What Makes the Perfect Restaurant to Impress Clients in Atlanta?

Atlanta's client-dining circuit is defined by a tension between the city's Buckhead power-dining tradition — steakhouses, private rooms, wine lists designed for corporate accounts — and the newer wave of independently owned, nationally recognised kitchens that signal a different kind of cultural capital. Knowing which register to use for which client is the real skill. A client from a major New York or London firm will likely be more impressed by Bacchanalia's Michelin star than by Chops' institutional authority; a domestic manufacturing or real estate client may read Chops as exactly the right signal of seriousness. The guide to restaurants for impressing clients addresses this calibration globally.

The common mistakes in Atlanta client dining are geography and timing. Buckhead restaurants — Chops, Atlas — are an easy choice but require clients to navigate Atlanta traffic, which can be severe during evening rush. Restaurants on the Westside (Bacchanalia, The Optimist, Miller Union) are equally serious at dinner but often easier to reach from Midtown hotels on foot or by short car journey. Book ahead: prime times at any restaurant in this guide fill two to three weeks out, and waiting for next-day availability signals poor planning to a client who notices these things.

How to Book and What to Expect in Atlanta

OpenTable and Resy cover most of Atlanta's restaurant reservations. Bacchanalia uses Resy exclusively; Lazy Betty uses Tock. For private dining, all hotels (Atlas at the St. Regis, Four Seasons) have dedicated event coordinators who can manage group reservations for client entertainment with a minimum spend structure. Smart casual is the baseline dress code across this guide; Chops and Atlas lean formal at dinner. Tipping follows the standard American range of 18–22 percent; no service charge is automatically added at the restaurants in this guide. Atlanta has no shortage of parking near most of these restaurants; valet is available at Atlas, Chops, and Canoe.

Frequently Asked Questions

What is the best restaurant to impress clients in Atlanta?

Bacchanalia on Ellsworth Industrial Boulevard is the consensus answer for the most prestigious client dinner in Atlanta. A Michelin star, a prix fixe menu built around the chefs' own farm produce, and a nationally recognised reputation position it above any other restaurant in the city for the purpose of signalling taste and success. Book 4–6 weeks ahead via Resy.

Which Atlanta restaurants have Michelin stars in 2026?

Bacchanalia and Lazy Betty both hold one Michelin star in Atlanta. Bacchanalia under Anne Quatrano and Clifford Harrison has held its recognition since the Michelin Guide USA began covering Atlanta; Lazy Betty under chefs Ron Hsu and Aaron Russell has maintained its star through consistent creative excellence on its tasting menu format.
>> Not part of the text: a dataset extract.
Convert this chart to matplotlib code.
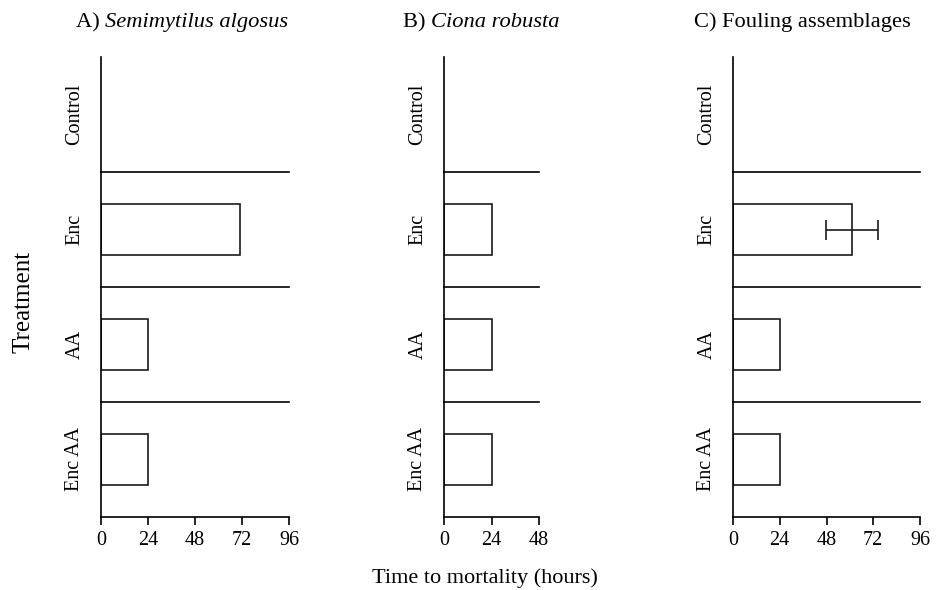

Where should I take clients for dinner in Buckhead, Atlanta?

Chops Lobster Bar on West Paces Ferry Road is Buckhead's clearest power-dining statement — a steakhouse with private rooms, impeccable service, and a wine list that handles the most demanding client expectations. Atlas at the St. Regis Atlanta is the alternative for a more hotel-anchored environment with original art and a cuisine that competes nationally.

How much does a client dinner cost in Atlanta?

Bacchanalia's prix fixe runs $140 per person before wine. Atlas and Chops Lobster Bar run $150–$250 per person with wine. Miller Union and The Optimist are accessible at $80–$130 per person. Atlanta represents better value per quality unit than equivalent meals in New York, Chicago, or San Francisco.